China’s foreign ministry said on Friday that most debris from the rocket will be burned up on re-entry and is highly unlikely to cause any harm, after the U.S. military said that what it called an uncontrolled re-entry was being tracked by U.S. Space Command.

In a tweet sent on Friday evening in the United States, the Aerospace Corporation said that the latest prediction for the re-entry of the Long March 5B rocket body by its Center for Orbital Reentry and Debris Studies (CORDS) was for eight hours on either side of 0419 GMT on Sunday.

CORDS’ latest “informed prediction” of the rocket body’s re-entry location was given near the North Island of New Zealand, but it noted that re-entry was possible anywhere along paths covering large swathes of the globe.

The Long March 5B — comprising one core stage and four boosters — lifted off from China’s Hainan island on April 29 with the unmanned Tianhe module, which contains what will become living quarters on a permanent Chinese space station.

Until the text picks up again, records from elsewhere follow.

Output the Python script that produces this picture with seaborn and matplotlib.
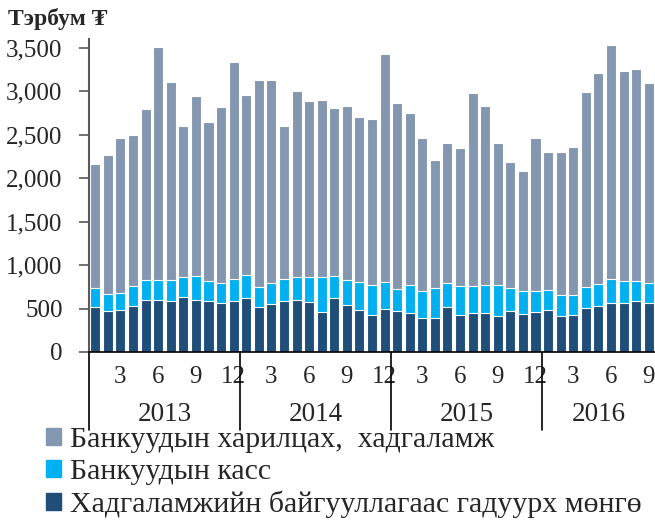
"""Money supply components, monthly 2013-2016 (stacked bars)."""

import matplotlib
matplotlib.use("Agg")
import matplotlib.pyplot as plt
import matplotlib.patches as mpatches
import matplotlib.transforms as mtransforms
import numpy as np
import pandas as pd
import seaborn as sns

# ── Data (billion MNT) ──
years = ["2013", "2014", "2015", "2016"]
months_per_year = [12, 12, 12, 9]

cash_outside = [
    514, 468, 480, 533, 595, 595, 583, 629, 595, 583, 560, 583,
    618, 514, 549, 591, 595, 572, 457, 618, 537, 487, 422, 499,
    468, 449, 388, 391, 518, 430, 449, 445, 411, 468, 434, 457,
    480, 411, 422, 503, 526, 560, 560, 583, 560,
]
bank_cash = [
    223, 203, 203, 227, 230, 234, 242, 230, 276, 234, 238, 257,
    268, 238, 245, 249, 268, 287, 402, 257, 288, 315, 345, 303,
    257, 318, 310, 342, 272, 326, 307, 322, 356, 265, 272, 241,
    230, 241, 230, 241, 261, 280, 253, 230, 230,
]
deposits = [
    1427, 1597, 1784, 1738, 1972, 2678, 2275, 1739, 2072, 1823, 2022, 2494,
    2068, 2379, 2333, 1758, 2141, 2023, 2042, 1937, 1999, 1903, 1911, 2624,
    2134, 1980, 1769, 1473, 1616, 1592, 2222, 2057, 1639, 1458, 1377, 1761,
    1596, 1654, 1708, 2245, 2417, 2686, 2418, 2445, 2306,
]

ytick_values = [0, 500, 1000, 1500, 2000, 2500, 3000, 3500]
ytick_labels = ["0", "500", "1,000", "1,500", "2,000", "2,500", "3,000", "3,500"]

labels = [
    "Банкуудын харилцах,  хадгаламж",
    "Банкуудын касс",
    "Хадгаламжийн байгууллагаас гадуурх мөнгө",
]
colors = ["#8497B0", "#00B0F0", "#1F4E79"]

# ── Build table ──
month = []
for n in months_per_year:
    month += list(range(1, n + 1))
df = pd.DataFrame({
    "idx": np.arange(len(month)),
    "month": month,
    "outside": cash_outside,
    "bank_cash": bank_cash,
    "deposits": deposits,
})
df["lvl1"] = df["outside"]
df["lvl2"] = df["outside"] + df["bank_cash"]
df["lvl3"] = df["lvl2"] + df["deposits"]

sns.set_style("white")
plt.rcParams["font.family"] = ["Liberation Serif", "DejaVu Serif"]

fig = plt.figure(figsize=(6.55, 5.2), dpi=100)
ax = fig.add_axes([89 / 655, 168 / 520, 566 / 655, 313 / 520])

# stacked: draw cumulative totals back to front
for col, color in zip(["lvl3", "lvl2", "lvl1"], colors):
    sns.barplot(data=df, x="idx", y=col, color=color, saturation=1,
                width=0.8, edgecolor="white", linewidth=0.8, ax=ax)

ax.set_xlim(-0.5, len(df) - 0.5)
ax.set_ylim(0, 3600)
ax.set_xlabel("")
ax.set_ylabel("")

ax.set_yticks(ytick_values)
ax.set_yticklabels(ytick_labels, fontsize=18)
ax.tick_params(axis="y", direction="out", length=7, width=1.2,
               color="#595959", pad=12, left=True)

tick_pos = df.index[df["month"] % 3 == 0]
ax.set_xticks(tick_pos)
ax.set_xticklabels([str(m) for m in df.loc[tick_pos, "month"]], fontsize=18)
ax.tick_params(axis="x", length=0, pad=10)

sns.despine(ax=ax)
ax.spines["left"].set_color("#595959")
ax.spines["left"].set_linewidth(1.5)
ax.spines["bottom"].set_color("black")
ax.spines["bottom"].set_linewidth(1.2)

# Year separators and labels
trans = mtransforms.blended_transform_factory(ax.transData, ax.transAxes)
bounds = np.concatenate([[0], np.cumsum(months_per_year)]) - 0.5
for b in bounds[:-1]:
    ax.plot([b, b], [0, -0.249], color="black", lw=1.2, transform=trans,
            clip_on=False)
for yr, lo, hi in zip(years, bounds[:-1], bounds[1:]):
    ax.text((lo + hi) / 2, -0.222, yr, transform=trans, ha="center",
            va="baseline", fontsize=19.5)

fig.text(8 / 655, 1 - 25 / 520, "Тэрбум ₮", fontsize=17, fontweight="bold",
         ha="left", va="baseline")

handles = [mpatches.Patch(color=c, label=l) for c, l in zip(colors, labels)]
fig.legend(handles=handles, loc="upper left",
           bbox_to_anchor=(46 / 655, 1 - 427 / 520), frameon=False,
           fontsize=21.5, handlelength=0.5, handleheight=0.5,
           handletextpad=0.3, labelspacing=0.2, borderpad=0,
           borderaxespad=0)

fig.savefig("out.png", dpi=100)
plt.close(fig)
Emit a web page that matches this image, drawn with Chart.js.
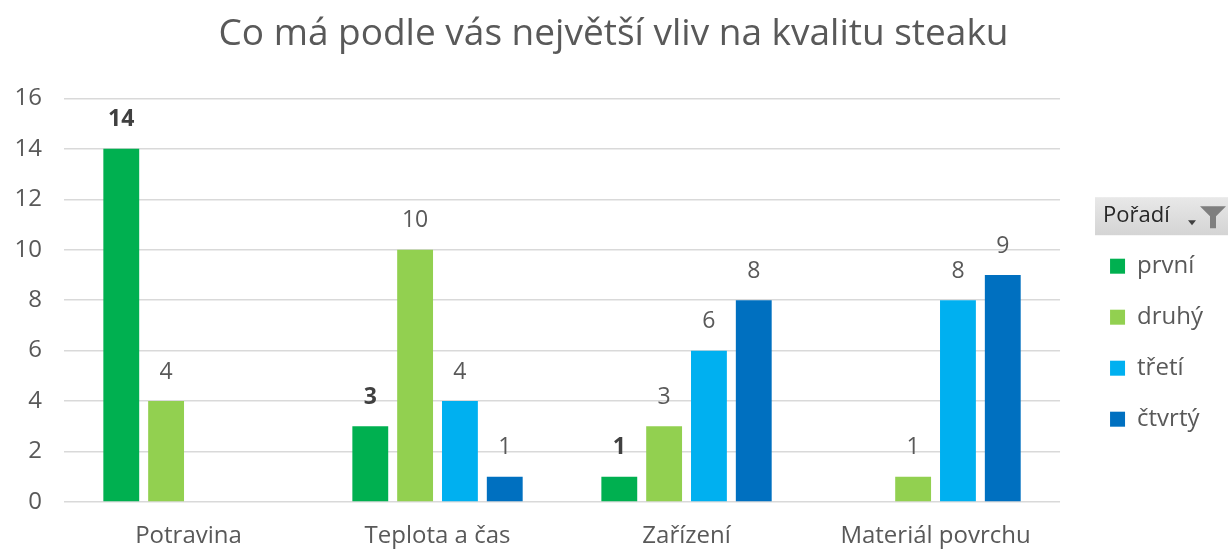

The Long March 5 family of rockets have been integral to China’s near-term space ambitions — from the delivery of modules and crew of its planned space station to launches of exploratory probes to the moon and even Mars.

The Long March launched last week was the second deployment of the 5B variant since its maiden flight in May last year.

Harvard-based astrophysicist Jonathan McDowell previously told Reuters there is a chance that pieces of the rocket could come down over land, perhaps in a populated area, as in May 2020, when pieces from the first Long March 5B rained down on the Ivory Coast, damaging several buildings, though no injuries were reported.

Debris from Chinese rocket launches is not uncommon within China. In late April, authorities in the city of Shiyan, Hubei province, issued a notice to people in the surrounding county to prepare for evacuation as parts were expected to land in the area.

“The Long March 5B re-entry is unusual because during launch, the first stage of the rocket reached orbital velocity instead of falling downrange as is common practice,” the Aerospace Corporation said in a blog post.

“The empty rocket body is now in an elliptical orbit around Earth where it is being dragged toward an uncontrolled reentry.”

The empty core stage has been losing altitude since last week, but the speed of its orbital decay remains uncertain due to unpredictable atmospheric variables.

It is one of the largest space debris to re-enter Earth, at 18 tonnes.

The core stage of the first Long March 5B that returned to Earth last year weighed nearly 20 tonnes, surpassed only by debris from the Columbia space shuttle in 2003, the Soviet Union’s Salyut 7 space station in 1991, and NASA’s Skylab in 1979.